Ser «Doutor» é o máximo. Há poucos. A palavra é um título honorífico, como, sei lá, ser «conde» ou «besconde» (visconde, que também ali havia um numa quinta próxima...
Estamos nos anos 50, não esquecer.
Se é «doutor» é boa gente e gente importante, de certeza: gente do regime e amante da Igreja, nossa Mãe... Reparem que hoje a coisa mais vulgar é haver vários licenciados na mesma casa. Naquele tempo havia um ou dois em cada aldeia. Se tanto. Daí, a «valorização» do termo na época.

Chega o calão emigrante

A propósito de linguagem, vale a pena referir dois ou três vocábulos introduzidos pela mistura emigrante. Os primeiros regressados (meados dos anos 60) falam sem cessar das folhas de «peia», dos batimãs, dos bidonviles, da SNCF, dos papiês… Aos filhos falam uma mistura incrível. Ficou célebre aquela mão a gritar três ou quatro vezes: «Michel, tu vas tomber» («Miguel, vais cair»). E como o filho não obedecia e caíu mesmo: «Ah, malandro, eu bem dizia que partias os c****s!».

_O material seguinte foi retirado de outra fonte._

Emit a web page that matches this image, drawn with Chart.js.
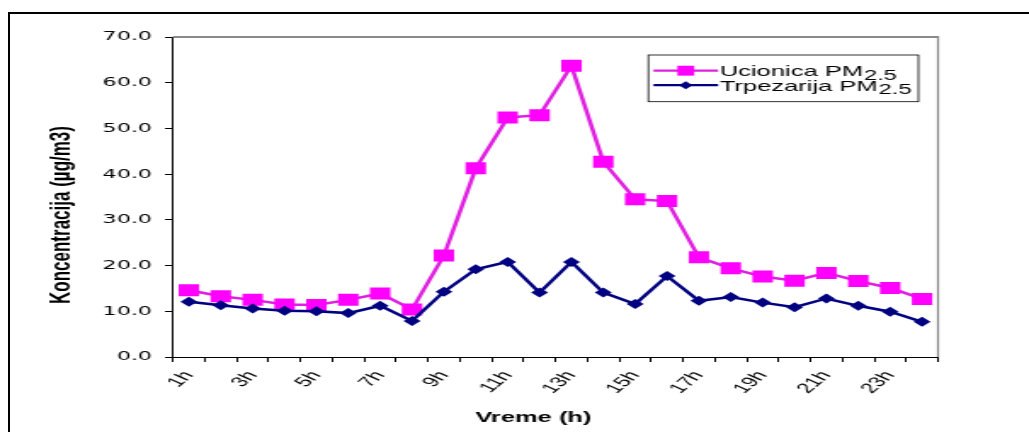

Explicando os termos trazidos de Paris e arredores (Seine-et-Oise; Champigny…) para a aldeia: folha de peia («feuille de paie») é o impresso relativo ao salário; batimãs (bâtiments) são as obras de construção civil onde muitos trabalhavam e davam cabo do cabedal; bidonviles («bidonvilles») são os bairros clandestinos miseráveis dos arredores de Paris, onde a maioria morava; SNCF: Société National des Chemins de Fer (Sociedade Nacional dos Caminhos de Ferro) onde alguns trabalharam anos e anos; os «papiês» («papiers») são, naturalmente, os almejados documentos de legalização como emigrantes.